* RECORDED INFORMATION:
▼
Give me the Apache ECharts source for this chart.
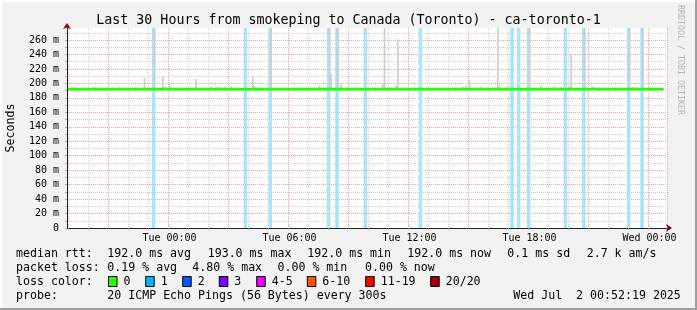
<!DOCTYPE html>
<html><head><meta charset="utf-8">
<script src="https://cdn.jsdelivr.net/npm/echarts@6/dist/echarts.min.js"></script>
<style>html,body{margin:0;padding:0;background:#f2f2f2}#c{width:697px;height:310px}</style>
</head><body><div id="c"></div>
<script>
// ---------------- data ----------------
const TITLE = 'Last 30 Hours from smokeping to Canada (Toronto) - ca-toronto-1';
const START_DAY = 0;            // index into dayNames (Mon)
const START_MIN = 18 * 60 + 55; // first 5-minute step: Mon 18:55
const STEP_MIN = 5;
const STEPS = 360;              // 30 hours of 5-minute steps
const dayNames = ['Mon', 'Tue', 'Wed'];
const xLabelTimes = ['Tue 00:00', 'Tue 06:00', 'Tue 12:00', 'Tue 18:00', 'Wed 00:00'];
const Y_MAX = 276.6;            // ms, top of the plot
const yTickStep = 10;           // minor grid (ms)
const yLabelStep = 20;          // labelled / major grid (ms)

// median rtt (ms) as runs: [fromStep, toStep, value]
const medianRuns = [[0, 57, 192], [58, 58, 193], [59, 314, 192], [315, 315, 193], [316, 357, 192]];
// steps with packet loss (1 of 20 lost)
const lossSteps = [51, 52, 106, 107, 121, 122, 156, 157, 161, 162, 178, 179, 211, 212,
                   266, 267, 270, 271, 276, 277, 298, 299, 309, 310, 336, 337, 344, 345];
// smoke: highest ping per step (ms), only where it rises visibly above the median
const smokeSteps = [16, 31, 41, 46, 52, 57, 61, 77, 86, 90, 94, 98, 111, 112, 122,
                    151, 157, 158, 162, 164, 189, 190, 197, 198, 237, 239, 241, 248,
                    258, 259, 264, 277, 284, 292, 296, 301, 302, 310, 337, 339, 341, 345, 349];
const smokeMax   = [195, 195, 194, 208, 290, 210, 199, 206, 195, 195, 195, 195, 210, 197, 290,
                    197, 290, 213, 290, 199, 199, 290, 197, 261, 195, 197, 205, 195,
                    290, 197, 195, 290, 197, 196, 195, 196, 241, 290, 290, 195, 195, 290, 195];

const lossLegend = [['0', '#26ff00'], ['1', '#00b8ff'], ['2', '#0059ff'], ['3', '#7e00ff'],
                    ['4-5', '#ee00ff'], ['6-10', '#ff5500'], ['11-19', '#ff0000'], ['20/20', '#a10000']];

// ---------------- build ----------------
const pad = n => (n < 10 ? '0' : '') + n;
const cats = [];
for (let k = 0; k < STEPS; k++) {
  const t = START_MIN + k * STEP_MIN;
  const d = START_DAY + Math.floor(t / 1440);
  const m = t % 1440;
  cats.push(dayNames[d] + ' ' + pad(Math.floor(m / 60)) + ':' + pad(m % 60));
}
const median = new Array(STEPS).fill(null);
medianRuns.forEach(([a, b, v]) => { for (let k = a; k <= b; k++) median[k] = v; });
const lossBar = new Array(STEPS).fill(null);
lossSteps.forEach(k => { lossBar[k] = Y_MAX; });
const smokeBase = new Array(STEPS).fill(null);
const smokeTop = new Array(STEPS).fill(null);
smokeSteps.forEach((k, i) => { smokeBase[k] = median[k]; smokeTop[k] = smokeMax[i] - median[k]; });
const lossSeg = lossSteps.map(k => [k, median[k]]);

const hourOf = (i) => parseInt(cats[i].slice(4, 6), 10);
const isHour = (i) => cats[i].endsWith(':00');
const is3Hour = (i) => isHour(i) && hourOf(i) % 3 === 0;
const isLabel = (i) => xLabelTimes.indexOf(cats[i]) >= 0;

const MONO = 'DejaVu Sans Mono';
const RED = '#f2a0a0', GRAY = '#d0d0d0', ARROW = '#8b0000';
const GREEN = '#26ff00', LOSS_LINE = '#0aa2f5', LOSS_BG = '#a4e2fa', SMOKE = '#cdcdcd';

// legend text elements
const LX = 16, VX = 107.3, FS = 11.6;
const rows = [254, 268, 282, 296];
const txt = (s, x, y, extra) => Object.assign({ type: 'text', x: x, y: y,
  style: { text: s, font: FS + 'px "' + MONO + '"', fill: '#000', verticalAlign: 'middle', align: 'left' } }, extra || {});
const graphics = [
  { type: 'rect', shape: { x: 0, y: 0, width: 697, height: 2 }, style: { fill: '#ffffff' } },
  { type: 'rect', shape: { x: 0, y: 0, width: 2, height: 310 }, style: { fill: '#ffffff' } },
  { type: 'rect', shape: { x: 0, y: 308, width: 697, height: 2 }, style: { fill: '#9e9e9e' } },
  { type: 'rect', shape: { x: 695, y: 0, width: 2, height: 310 }, style: { fill: '#9e9e9e' } },
  txt('median rtt:', LX, rows[0]),
  txt('192.0 ms avg', VX, rows[0]), txt('193.0 ms max', 207.7, rows[0]), txt('192.0 ms min', 307.3, rows[0]),
  txt('192.0 ms now', 407.3, rows[0]), txt('0.1 ms sd', 507.3, rows[0]), txt('2.7 k am/s', 586.7, rows[0]),
  txt('packet loss:', LX, rows[1]),
  txt('0.19 % avg', VX, rows[1]), txt('4.80 % max', 192.3, rows[1]), txt('0.00 % min', 277.5, rows[1]),
  txt('0.00 % now', 365, rows[1]),
  txt('loss color:', LX, rows[2]),
  txt('probe:', LX, rows[3]),
  txt('20 ICMP Echo Pings (56 Bytes) every 300s', VX, rows[3]),
  txt('Wed Jul  2 00:52:19 2025', 513.3, rows[3]),
  { type: 'text', x: 684, y: 5, rotation: -Math.PI / 2,
    style: { text: 'RRDTOOL / TOBI OETIKER', font: '8.3px "' + MONO + '"', fill: '#b4b4b4', align: 'left', verticalAlign: 'top' } }
];
const boxX = [108.5, 145.7, 182.7, 219.3, 256.7, 307.3, 365.7, 430.7];
lossLegend.forEach(([lab, col], i) => {
  graphics.push({ type: 'rect', shape: { x: boxX[i], y: 276.5, width: 8.5, height: 10 },
    style: { fill: col, stroke: '#000', lineWidth: 1 } });
  graphics.push(txt(lab, boxX[i] + 15, rows[2]));
});

const chart = echarts.init(document.getElementById('c'), null, { renderer: 'canvas' });
const dotted = (c) => ({ color: c, type: [1, 1], width: 1 });
const arrowLine = { show: true, lineStyle: { color: ARROW, width: 0 }, symbol: ['none', 'arrow'], symbolSize: [6, 6], symbolOffset: [0, 5] };
chart.setOption({
  backgroundColor: '#f2f2f2',
  animation: false,
  title: { text: TITLE, left: 'center', top: 9,
    textStyle: { fontFamily: MONO, fontSize: 13.3, fontWeight: 'normal', color: '#000' } },
  grid: { left: 67, top: 28, width: 600, height: 200, show: true, backgroundColor: '#ffffff', borderWidth: 0,
          outerBoundsMode: 'none', containLabel: false },
  xAxis: [{
    type: 'category', data: cats, boundaryGap: true, position: 'bottom',
    axisLine: { lineStyle: { color: '#222', width: 1 } },
    axisTick: { show: true, interval: isHour, length: 2, lineStyle: { color: '#aaa' } },
    axisLabel: { interval: isLabel, margin: 5, fontFamily: MONO, fontSize: 10, color: '#000' },
    splitLine: { show: true, interval: isHour, lineStyle: dotted(GRAY) }
  }, {
    type: 'category', data: cats, boundaryGap: true, position: 'top',
    axisLine: { show: false }, axisTick: { show: false }, axisLabel: { show: false },
    splitLine: { show: true, interval: is3Hour, lineStyle: dotted(RED) }
  }, {
    type: 'category', data: cats, boundaryGap: true, position: 'bottom',
    axisLine: arrowLine, axisTick: { show: false }, axisLabel: { show: false }, splitLine: { show: false }
  }],
  yAxis: [{
    type: 'value', min: 0, max: Y_MAX, interval: yTickStep, position: 'left',
    name: 'Seconds', nameLocation: 'middle', nameGap: 50, nameRotate: 90,
    nameTextStyle: { fontFamily: MONO, fontSize: 11.6, color: '#000' },
    axisLine: { show: true, lineStyle: { color: '#222', width: 1 } },
    axisTick: { show: true, length: 2, lineStyle: { color: '#aaa' } },
    axisLabel: { margin: 8, fontFamily: MONO, fontSize: 10, color: '#000', showMaxLabel: false,
      formatter: v => (Math.abs(v % yLabelStep) < 1e-9 ? (v === 0 ? '0' : v + ' m') : '') },
    splitLine: { show: true, showMaxLine: false, showMinLine: false, lineStyle: dotted(GRAY) }
  }, {
    type: 'value', min: 0, max: Y_MAX, interval: yLabelStep, position: 'right',
    axisLine: { show: false }, axisTick: { show: false }, axisLabel: { show: false },
    splitLine: { show: true, showMaxLine: false, showMinLine: false, lineStyle: dotted(RED) }
  }, {
    type: 'value', min: 0, max: Y_MAX, position: 'left',
    axisLine: arrowLine, axisTick: { show: false }, axisLabel: { show: false }, splitLine: { show: false }
  }],
  graphic: graphics,
  series: [
    { type: 'bar', data: lossBar, barCategoryGap: '0%', barGap: '-100%', itemStyle: { color: LOSS_BG }, silent: true },
    { type: 'bar', stack: 'smoke', data: smokeBase, barCategoryGap: '0%', barGap: '-100%', itemStyle: { color: 'transparent' }, silent: true },
    { type: 'bar', stack: 'smoke', data: smokeTop, itemStyle: { color: SMOKE }, silent: true },
    { type: 'line', data: median, step: 'middle', showSymbol: false, lineStyle: { color: GREEN, width: 2.6 }, silent: true },
    { type: 'custom', data: lossSeg, silent: true,
      renderItem: (params, api) => {
        const p = api.coord([api.value(0), api.value(1)]);
        const w = api.size([1, 0])[0];
        return { type: 'rect', shape: { x: p[0] - w / 2, y: p[1] - 1.3, width: w, height: 2.6 }, style: { fill: LOSS_LINE } };
      } }
  ]
});
</script></body></html>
▲
* JOB: Restate the data word for word from its first line through the line with "const yLabelStep = 20;", leaving out any picture along the way.

* OUTPUT OF THE EXERCISE:
Give me the Apache ECharts source for this chart.
<!DOCTYPE html>
<html><head><meta charset="utf-8">
<script src="https://cdn.jsdelivr.net/npm/echarts@6/dist/echarts.min.js"></script>
<style>html,body{margin:0;padding:0;background:#f2f2f2}#c{width:697px;height:310px}</style>
</head><body><div id="c"></div>
<script>
// ---------------- data ----------------
const TITLE = 'Last 30 Hours from smokeping to Canada (Toronto) - ca-toronto-1';
const START_DAY = 0;            // index into dayNames (Mon)
const START_MIN = 18 * 60 + 55; // first 5-minute step: Mon 18:55
const STEP_MIN = 5;
const STEPS = 360;              // 30 hours of 5-minute steps
const dayNames = ['Mon', 'Tue', 'Wed'];
const xLabelTimes = ['Tue 00:00', 'Tue 06:00', 'Tue 12:00', 'Tue 18:00', 'Wed 00:00'];
const Y_MAX = 276.6;            // ms, top of the plot
const yTickStep = 10;           // minor grid (ms)
const yLabelStep = 20;          // labelled / major grid (ms)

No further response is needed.